ISIL is using the pictures of a drowned Kurdish boy to warn against leaving Islamic countries

ISIL urges people to stay.
ISIL urges people to stay.
Image: Reuters/Umit Bektas
By
We may earn a commission from links on this page.

Images of a drowned Kurdish boy washed ashore on a Turkish beach last week have been splayed across newspapers and shared online around the world. The distressing photos were a tipping point in the public discussion of Europe’s growing refugee crisis, and they ramped up the pressure on leaders to do something about it.

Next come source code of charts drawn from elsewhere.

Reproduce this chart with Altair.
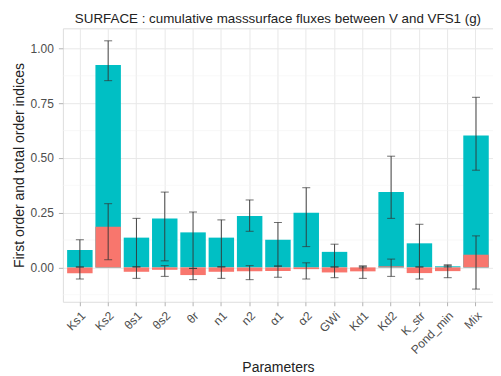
import altair as alt
import pandas as pd

params = ["Ks1", "Ks2", "θs1", "θs2", "θr", "n1", "n2", "α1", "α2", "GWi",
          "Kd1", "Kd2", "K_str", "Pond_min", "Mix"]
total = [0.080, 0.925, 0.136, 0.223, 0.160, 0.136, 0.235, 0.126, 0.250, 0.071,
         0.000, 0.344, 0.110, 0.005, 0.603]
total_lo = [0.002, 0.853, 0.002, 0.030, -0.004, 0.002, 0.165, 0.006, 0.095, 0.002,
            -0.002, 0.224, 0.002, 0.002, 0.444]
total_hi = [0.126, 1.035, 0.224, 0.344, 0.253, 0.217, 0.308, 0.205, 0.364, 0.106,
            0.006, 0.508, 0.197, 0.012, 0.777]
first = [-0.027, 0.186, -0.020, -0.011, -0.035, -0.020, -0.018, -0.017, -0.008, -0.023,
         -0.018, 0.005, -0.026, -0.017, 0.058]
first_lo = [-0.053, 0.035, -0.050, -0.041, -0.056, -0.050, -0.056, -0.045, -0.053, -0.047,
            -0.050, -0.041, -0.053, -0.047, -0.099]
first_hi = [0.002, 0.291, 0.003, 0.008, -0.005, 0.003, 0.008, 0.006, 0.021, 0.002,
            0.006, 0.038, 0.002, 0.008, 0.144]
minor_grid = [-0.125, 0.125, 0.375, 0.625, 0.875]
major_ticks = [0.0, 0.25, 0.5, 0.75, 1.0]

df = pd.DataFrame({
    "param": params, "total": total, "total_lo": total_lo, "total_hi": total_hi,
    "first": first, "first_lo": first_lo, "first_hi": first_hi, "zero": 0.0,
})
minor_df = pd.DataFrame({"y": minor_grid})

FONT = "Liberation Sans"
TEAL = "#00BFC4"
SALMON = "#F8766D"

xenc = alt.X("param:N", sort=params, title="Parameters",
             scale=alt.Scale(paddingInner=0.1, paddingOuter=0.15),
             axis=alt.Axis(labelAngle=-45, labelFontSize=12, labelColor="#4D4D4D",
                           labelFont=FONT, titleFont=FONT, titleFontSize=14,
                           titleFontWeight="normal", titleColor="#222222",
                           tickColor="#B3B3B3", tickSize=4, labelPadding=4,
                           domain=False, grid=True, gridColor="#E8E8E8",
                           titlePadding=5))
yscale = alt.Scale(domain=[-0.157, 1.092], nice=False, zero=False)
yaxis = alt.Axis(values=major_ticks, format=".2f", labelFontSize=12,
                 labelColor="#4D4D4D", labelFont=FONT, titleFont=FONT,
                 titleFontSize=14, titleFontWeight="normal", titleColor="#222222",
                 tickColor="#B3B3B3", tickSize=4.5, labelPadding=5, domain=False,
                 grid=True, gridColor="#E8E8E8", titlePadding=4)

base = alt.Chart(df)

minor = alt.Chart(minor_df).mark_rule(color="#F3F3F3", strokeWidth=0.6).encode(
    y=alt.Y("y:Q", scale=yscale, axis=yaxis,
            title="First order and total order indices"))

bars_total = base.mark_bar(color=TEAL).encode(
    x=xenc, y=alt.Y("total:Q", scale=yscale), y2="zero:Q")
bars_first = base.mark_bar(color=SALMON).encode(
    x=xenc, y=alt.Y("first:Q", scale=yscale), y2="zero:Q")

def errbar(lo, hi):
    rule = base.mark_rule(color="#333333", strokeWidth=0.9).encode(
        x=xenc, y=alt.Y(f"{lo}:Q", scale=yscale), y2=f"{hi}:Q")
    t1 = base.mark_tick(color="#333333", size=8, thickness=1).encode(
        x=xenc, y=alt.Y(f"{lo}:Q", scale=yscale))
    t2 = base.mark_tick(color="#333333", size=8, thickness=1).encode(
        x=xenc, y=alt.Y(f"{hi}:Q", scale=yscale))
    return [rule, t1, t2]

layers = [minor, bars_total, bars_first] + errbar("total_lo", "total_hi") + errbar("first_lo", "first_hi")

chart = alt.layer(*layers).properties(
    width=431, height=274,
    title=alt.TitleParams("SURFACE : cumulative masssurface fluxes between V and VFS1 (g)",
                          font=FONT, fontSize=13.4, fontWeight="normal",
                          color="#222222", anchor="middle", offset=3),
    autosize=alt.AutoSizeParams(type="none"),
    padding={"left": 55, "top": 20, "right": 0, "bottom": 73},
).configure_view(stroke="#B3B3B3", strokeWidth=1).configure(background="white")

chart.save("out.html", embed_options={"renderer": "svg", "actions": False})
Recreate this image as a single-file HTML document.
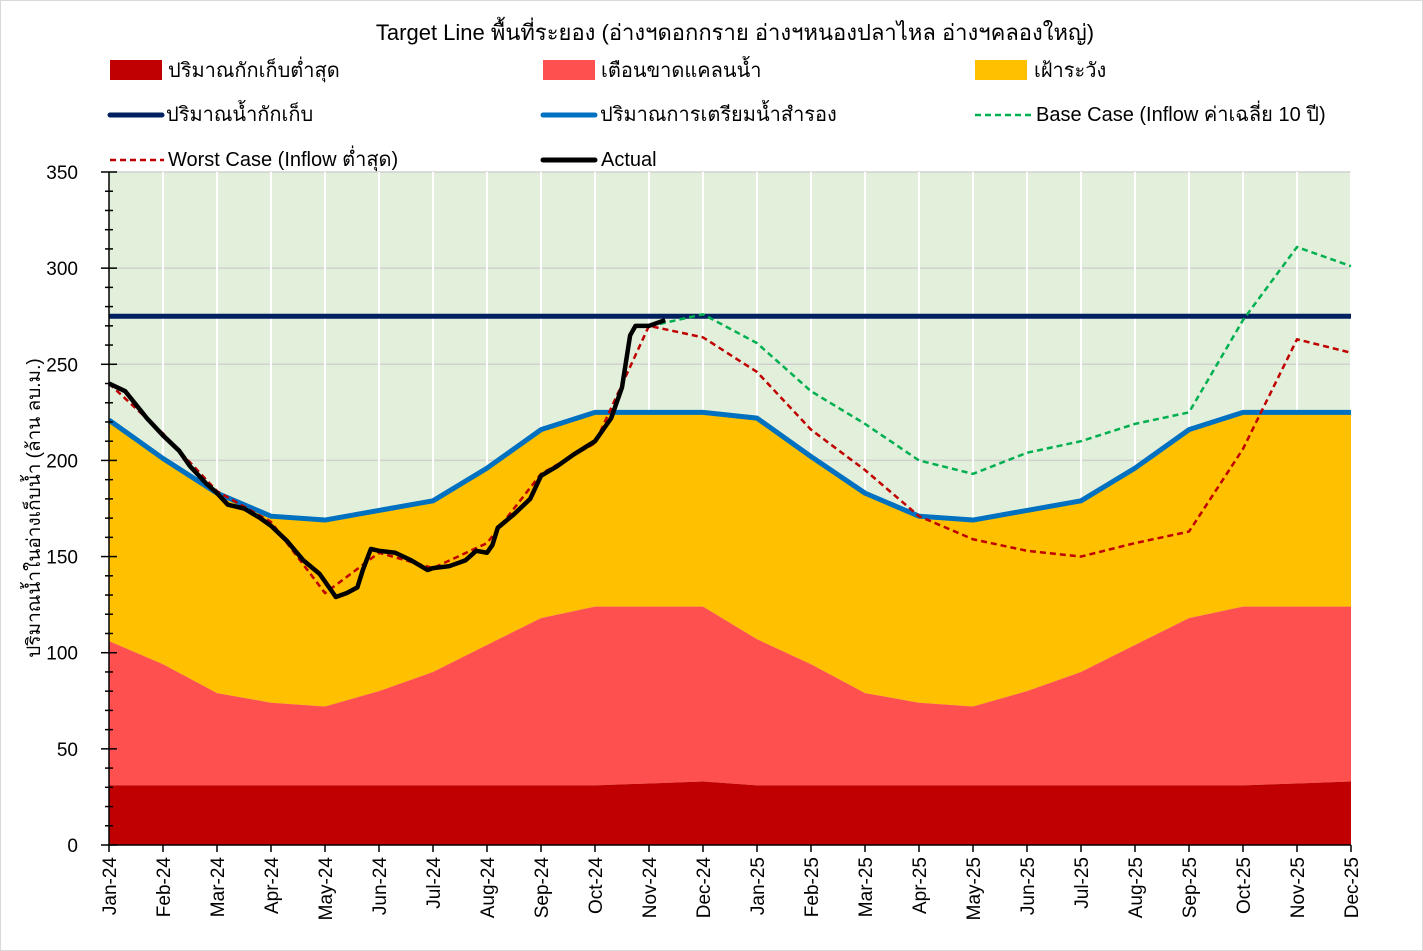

Now the terrorist group the Islamic State (ISIL) is using the emotional power of the images to warn Muslims against going to Europe. ISIL slammed parents fleeing to Europe, not only for risking the lives of their children, but also for putting their souls in jeopardy. In their latest issue of the organization’s magazine, Dabiq, ISIL used the image of the boy, Alan Kurdi, to drive home the message that leaving the Islamic world ”is a dangerous major sin.”

By abandoning Muslim countries for ones that allow atheism and liberalism, parents are exposing their children to “fornication, sodomy, drugs, and alcohol,” ISIL notes, asserting that migrating to ”dārul-kufr”(land of unbelievers) is equivalent to abandoning Islam all together.

In the article, headlined ”The Danger of Abandoning Darul-Islam [land of Islam],” ISIL uses a number of hadiths, the reported sayings of the Prophet Muhammad, and Quranic verses to criticize those leaving Islamic countries. The article makes a distinction between those who leave to spread the message of Islam, and those who leave simply for a better life.

This latest issue of the magazine, part of the group’s slick communications machine, also demanded ransoms for the Norwegian and Chinese hostages it is holding “for sale,” and boasted about destroying the 2,000-year-old Temple of Bel in Palmyra.